Quando ela faleceu em agosto de 1853 aos 61 anos, fechava uma história de liberdade que abraça todo Brasil. D. Pedro I à parte, os caminhos da independência tem marcos dessa baiana que hoje é símbolo da real libertação do jugo português.
Sim, o eco do grito do Ipiranga não chegara ao sertão nordestino. Naquele mesmo 1822, uma jovem mulher vestia uniforme numa guerra que o brasileiro desconhecia e que fazia a Bahia sangrar. Maria Quitéria, heroína da Independência, baiana arretada que disfarçou-se de cabra macho para ser admitida pelo Exército, fato histórico que espelha a famosa animação da Disney em 1998 – Huā Mùlán, heroína que vem de poemas da dinastia Tang (618-907) e que se fez homem para lutar na guerra.

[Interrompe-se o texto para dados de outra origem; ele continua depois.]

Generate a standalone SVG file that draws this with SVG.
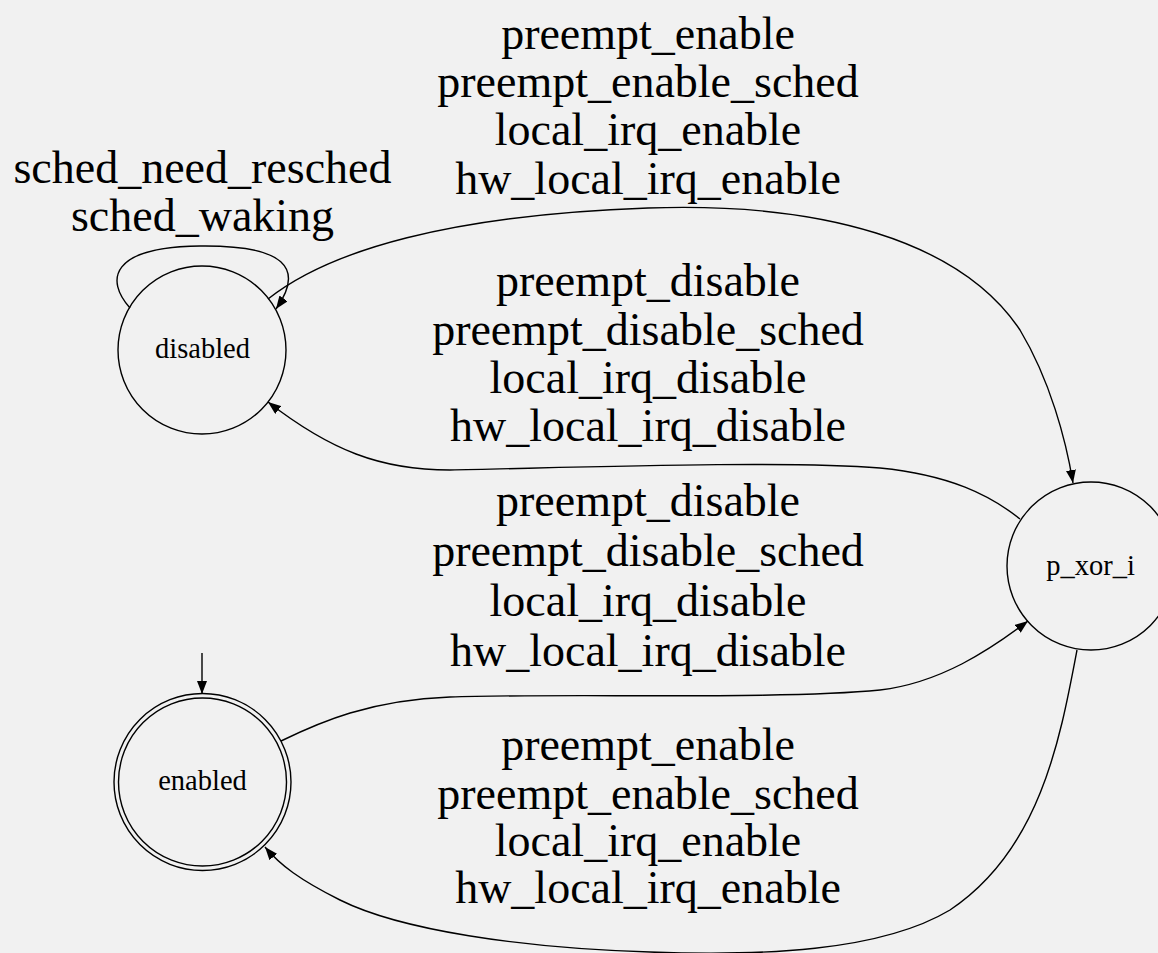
<svg xmlns="http://www.w3.org/2000/svg" width="1158" height="953" viewBox="0 0 1158 953">
<style>
.bg{fill:#f1f1f1}
.node{fill:none;stroke:#000;stroke-width:1.4}
.edge{fill:none;stroke:#000;stroke-width:1.4;marker-end:url(#ah)}
.nl{font-family:"Liberation Serif","Times New Roman",serif;font-size:28.5px;fill:#000;text-anchor:middle}
.el{font-family:"Liberation Serif","Times New Roman",serif;font-size:46px;fill:#000;text-anchor:middle}
</style>
<defs>
<marker id="ah" markerWidth="14" markerHeight="10" refX="13" refY="5" orient="auto" markerUnits="userSpaceOnUse">
<path d="M0,0 L13,5 L0,10 z" fill="#000"/>
</marker>
</defs>
<rect class="bg" x="0" y="0" width="1158" height="953"/>
<g id="connectors">
<path id="init" class="edge" d="M202,653 L202,694"/>
<path id="loop" class="edge" d="M130,308 C105,280 110,247 200,246 C285,245 305,268 276,309"/>
<path id="e1" class="edge" d="M268,299 C330,250 450,215 648,208 C820,202 960,240 1020,330 C1050,380 1066,440 1073,483"/>
<path id="e2" class="edge" d="M1020,519 C990,495 950,475 880,468 C780,460 560,468 450,470 C380,470 330,450 268,402"/>
<path id="e3" class="edge" d="M281,741 C320,722 370,700 450,697 C560,693 780,700 880,690 C940,683 990,650 1028,621"/>
<path id="e4" class="edge" d="M1077,650 C1060,740 1040,850 950,910 C880,952 760,956 650,952 C520,948 400,930 340,900 C300,880 280,865 265,847"/>
<g id="labels">
<text class="el" x="202.5" y="183">sched_need_resched</text>
<text class="el" x="202.5" y="231">sched_waking</text>
<text class="el" x="648" y="49">preempt_enable</text>
<text class="el" x="648" y="97">preempt_enable_sched</text>
<text class="el" x="648" y="145">local_irq_enable</text>
<text class="el" x="648" y="194">hw_local_irq_enable</text>
<text class="el" x="648" y="296">preempt_disable</text>
<text class="el" x="648" y="345">preempt_disable_sched</text>
<text class="el" x="648" y="393">local_irq_disable</text>
<text class="el" x="648" y="441">hw_local_irq_disable</text>
<text class="el" x="648" y="516">preempt_disable</text>
<text class="el" x="648" y="566">preempt_disable_sched</text>
<text class="el" x="648" y="616">local_irq_disable</text>
<text class="el" x="648" y="666">hw_local_irq_disable</text>
<text class="el" x="648" y="760">preempt_enable</text>
<text class="el" x="648" y="809">preempt_enable_sched</text>
<text class="el" x="648" y="856">local_irq_enable</text>
<text class="el" x="648" y="903">hw_local_irq_enable</text>
</g>
</g>
<g id="disabled">
<circle class="node" cx="202" cy="350" r="84"/>
<text class="nl" x="202.5" y="358">disabled</text>
</g>
<g id="enabled">
<circle class="node" cx="202.5" cy="782" r="84"/>
<circle class="node" cx="202.5" cy="782" r="88.5"/>
<text class="nl" x="202.5" y="790">enabled</text>
</g>
<g id="p_xor_i">
<circle class="node" cx="1091" cy="566" r="84"/>
<text class="nl" x="1090.5" y="575">p_xor_i</text>
</g>
</svg>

Longe de qualquer bandeira ideológica, nas Forças Armadas em 1822 a Mulan baiana era o soldado Medeiros, nome que tirou do cunhado. Mas o disfarce não durou muito mas, pela bravura e espírito combatente a mulher venceria o sistema masculino e teria permissão de seguir no Exército – Maria Quitéria era habilidosa como atiradora e taticamente exemplar.
Onde hoje é Feira de Santana, em 1792 havia uma fazenda em São José de Itapororocas, berço da heroína que desde menina já ousava padrões independentes, batendo de frente contra os costumes. Em 1822 e após o Ipiranga em São Paulo, na Bahia a guerra contra os portugueses segue e o governo lança convocação geral para o Exército – era ação do estado pela Independência e Maria Quitéria, desobedecendo o pai, conta com ajuda da irmã Tereza Maria e do marido dela, José Cordeiro de Medeiros – cabelos cortados, uniforme e nome emprestados, lá foi o rapaz para a convocação.

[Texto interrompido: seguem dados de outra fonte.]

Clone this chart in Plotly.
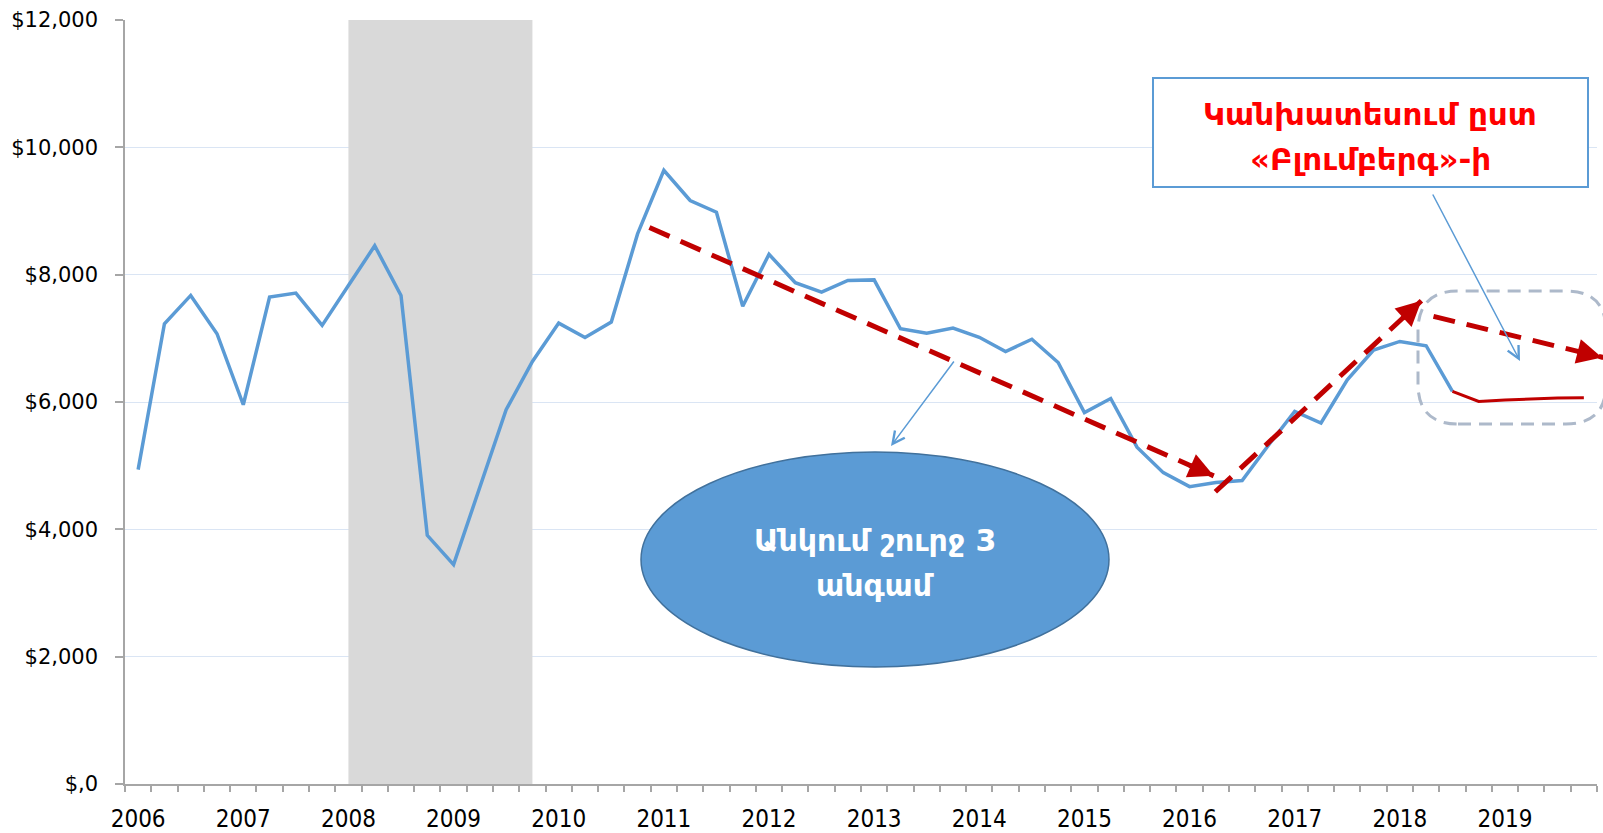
import math
import plotly.graph_objects as go

# ---------------- data ----------------
years = [str(y) for y in range(2006, 2020)]
quarters = [f"{y} Q{q}" for y in range(2006, 2020) for q in range(1, 5)]
actual_values = [4937, 7229, 7674, 7072, 5957, 7648, 7711, 7203, 7830, 8454,
                 7674, 3906, 3446, 4678, 5879, 6637, 7239, 7014, 7255, 8640,
                 9640, 9165, 8980, 7505, 8320, 7875, 7725, 7910, 7918, 7150,
                 7080, 7160, 7017, 6793, 6986, 6620, 5835, 6055, 5290, 4890,
                 4671, 4735, 4767, 5320, 5853, 5670, 6350, 6815, 6951, 6884,
                 6167]
forecast_values = [6167, 6009, 6030, 6050, 6062, 6068]
recession_start = "2008 Q1"
recession_end = "2009 Q4"
y_tick_values = [0, 2000, 4000, 6000, 8000, 10000, 12000]
y_tick_labels = ["$,0", "$2,000", "$4,000", "$6,000", "$8,000", "$10,000", "$12,000"]
box_lines = ["Կանխատեսում ըստ", "«Բլումբերգ»-ի"]
ellipse_lines = ["Անկում շուրջ 3", "անգամ"]

# ---------------- geometry ----------------
W, H = 1603, 833
ML, MR, MT, MB = 125, 6, 20, 49
PW, PH = W - ML - MR, H - MT - MB
N = len(quarters)
XMIN, XMAX = -0.5, N - 0.5
YMIN, YMAX = 0, 12000


def d2p(i, v):
    """data (quarter index, value) -> paper"""
    return (i - XMIN) / (XMAX - XMIN), (v - YMIN) / (YMAX - YMIN)


def px2p(X, Y):
    """pixel -> paper"""
    return (X - ML) / PW, (MT + PH - Y) / PH


x_actual = list(range(len(actual_values)))
x_forecast = list(range(len(actual_values) - 1, len(actual_values) - 1 + len(forecast_values)))

BLUE = "#5B9BD5"
DARKRED = "#C00000"

fig = go.Figure()
fig.add_trace(go.Scatter(x=x_actual, y=actual_values, mode="lines",
                         line=dict(color=BLUE, width=3.5), hoverinfo="skip",
                         showlegend=False))
fig.add_trace(go.Scatter(x=x_forecast, y=forecast_values, mode="lines",
                         line=dict(color=DARKRED, width=3), hoverinfo="skip",
                         showlegend=False))

shapes = []
# recession shading
shapes.append(dict(type="rect", xref="x", yref="y",
                   x0=quarters.index(recession_start), x1=quarters.index(recession_end),
                   y0=YMIN, y1=YMAX, fillcolor="#D9D9D9", line=dict(width=0),
                   layer="between"))

# trend arrows (annotation geometry, data units)
trend_arrows = [((19.45, 8740), (40.92, 4840)),
                ((40.98, 4590), (48.82, 7590)),
                ((49.28, 7344), (55.74, 6699))]
annotations = []
for (a, b) in trend_arrows:
    p0 = d2p(*a)
    p1 = d2p(*b)
    shapes.append(dict(type="line", xref="paper", yref="paper",
                       x0=p0[0], y0=p0[1], x1=p1[0], y1=p1[1],
                       line=dict(color=DARKRED, width=5, dash="22px,12px"),
                       layer="above"))
    dxp = (p0[0] - p1[0]) * PW
    dyp = -(p0[1] - p1[1]) * PH
    L = math.hypot(dxp, dyp)
    annotations.append(dict(xref="paper", yref="paper", x=p1[0], y=p1[1],
                            ax=dxp / L * 28, ay=dyp / L * 28, text="",
                            showarrow=True, arrowhead=2, arrowsize=1.0,
                            arrowwidth=5, arrowcolor=DARKRED))

# dashed rounded rectangle around forecast
X0, Y0, X1, Y1, R = 1418, 291, 1606, 424, 40
a0 = px2p(X0, Y1)
a1 = px2p(X1, Y0)
rx, ry = R / PW, R / PH
x0, y0, x1, y1 = a0[0], a0[1], a1[0], a1[1]
path = (f"M{x0+rx},{y0} L{x1-rx},{y0} Q{x1},{y0} {x1},{y0+ry} "
        f"L{x1},{y1-ry} Q{x1},{y1} {x1-rx},{y1} L{x0+rx},{y1} "
        f"Q{x0},{y1} {x0},{y1-ry} L{x0},{y0+ry} Q{x0},{y0} {x0+rx},{y0} Z")
shapes.append(dict(type="path", xref="paper", yref="paper", path=path,
                   line=dict(color="#ADB9CA", width=3, dash="13px,8px"),
                   layer="above"))

# text box
b0 = px2p(1153, 187)
b1 = px2p(1588, 78)
shapes.append(dict(type="rect", xref="paper", yref="paper",
                   x0=b0[0], y0=b0[1], x1=b1[0], y1=b1[1],
                   fillcolor="white", line=dict(color=BLUE, width=2), layer="above"))
# ellipse
e0 = px2p(641, 667)
e1 = px2p(1109, 452)
shapes.append(dict(type="circle", xref="paper", yref="paper",
                   x0=e0[0], y0=e0[1], x1=e1[0], y1=e1[1],
                   fillcolor=BLUE, line=dict(color="#41719C", width=1.5), layer="above"))

for txt, (cx, cy) in zip(box_lines, [(1370, 114), (1370, 159)]):
    p = px2p(cx, cy)
    annotations.append(dict(xref="paper", yref="paper", x=p[0], y=p[1],
                            text=txt, showarrow=False, xanchor="center", yanchor="middle",
                            font=dict(family="DejaVu Sans", size=31, color="#FF0000",
                                      weight="bold")))
for txt, (cx, cy) in zip(ellipse_lines, [(875, 540), (875, 585)]):
    p = px2p(cx, cy)
    annotations.append(dict(xref="paper", yref="paper", x=p[0], y=p[1],
                            text=txt, showarrow=False, xanchor="center", yanchor="middle",
                            font=dict(family="DejaVu Sans", size=30, color="white",
                                      weight="bold")))

# thin callout arrows
for tail, tip in [((1432, 193), (1520, 361)), ((955, 360), (891, 446))]:
    tp = px2p(*tip)
    annotations.append(dict(xref="paper", yref="paper", x=tp[0], y=tp[1],
                            ax=tail[0] - tip[0], ay=tail[1] - tip[1], text="",
                            showarrow=True, arrowhead=5, arrowsize=1.6,
                            arrowwidth=1.5, arrowcolor=BLUE))

fig.update_layout(
    width=W, height=H,
    margin=dict(l=ML, r=MR, t=MT, b=MB, pad=0, autoexpand=False),
    paper_bgcolor="white", plot_bgcolor="white",
    shapes=shapes, annotations=annotations,
    showlegend=False,
    xaxis=dict(range=[XMIN, XMAX], tickmode="array", automargin=False,
               tickvals=[quarters.index(f"{y} Q1") for y in years], ticktext=years,
               ticks="", showgrid=False, zeroline=False,
               showline=True, linecolor="#A6A6A6", linewidth=1.5,
               tickfont=dict(family="DejaVu Sans Condensed, sans-serif",
                             size=24, color="black"),
               ticklabelstandoff=12,
               minor=dict(tick0=-0.5, dtick=1, ticks="outside", ticklen=6,
                          tickcolor="#A6A6A6", tickwidth=1.5, showgrid=False)),
    yaxis=dict(range=[YMIN, YMAX], tickmode="array", tickvals=y_tick_values,
               automargin=False,
               ticktext=y_tick_labels, ticks="outside", ticklen=8,
               tickcolor="#A6A6A6", tickwidth=1.5,
               showgrid=True, gridcolor="#DAE5F4", gridwidth=1, zeroline=False,
               showline=True, linecolor="#A6A6A6", linewidth=1.5,
               tickfont=dict(family="DejaVu Sans", size=21, color="black"),
               ticklabelstandoff=13),
)

fig.write_html("out.html", config={"displayModeBar": False},
               post_script="document.body.style.margin='0';")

O soldado Medeiros formou no batalhão Voluntários do Príncipe Dom Pedro e já causava como combatente quando o pai procurou pelo comando e a denunciou. Mas de nada adiantou porque o soldado Medeiros daria lugar à real Maria Quitéria e o uniforme masculino seria adaptado ao feminino.
Com essa ousadia e espírito brasileiro acima da média, a soldado inspirou outras baianas que também seriam aceitas nas Forças Armadas – a Mulan da Bahia lutou bravamente na Ilha da Maré, na Barra do Paraguaçu além de Itapuã e Pituba.
A história está aí, o grito de D. Pedro I não pôs fim à presença portuguesa no Brasil e Maria Quitéria com as forças baianas combatiam ferozmente – a essa altura, ela já comandava uma tropa exclusivamente feminina. Por fim, um ano após o Ipiranga as forças portuguesas eram vencidas e a soldado recebia promoção, agora cadete e com reconhecimento patriótico – Heroína da Independência. Por consequência, o próprio D. Pedro I recebeu a militar no Rio de Janeiro e a condecorou com o título Cavaleiro da Ordem Imperial do Cruzeiro.
Mais que isso, o imperador escreveu carta ao pai dela, enaltecendo a bravura e o espírito guerreiro da cadete; e também pedindo para que Maria Quitéria fosse perdoada por ter fugido de casa – o pai era um português linha dura, Gonçalo Alves de Almeida. Então, dá para imaginar o que foi para ele ver a filha se fazendo de homem para lutar contra os patrícios.
Depois disso e de volta à vida civil, aos poucos a heroína foi ficando à margem – vivia em absoluto anonimato, teve problemas no fígado e estava quase cega quando faleceu em Salvador; está sepultada na Igreja Matriz do Santíssimo Sacramento em Nazaré.
Mas naquela época e já esquecida na história, foi enterrada em cova rasa e o cemitério era um anexo à igreja. Portanto, sem vestígios. Mas a boa notícia que o povo baiano resgata e atualiza anualmente o legado de Maria Quitéria que hoje tem reconhecimento como símbolo da emancipação feminina, também como patrona do Quadro Complementar de Oficiais do Exército Brasileiro.
Neste 2 de julho, a Bahia celebra a vitória sobre as forças remanescentes de Portugal, grito de Independência que sela o do Ipiranga. E os baianos dizem que em todo 2 de julho o sol nasce mais brasileiro.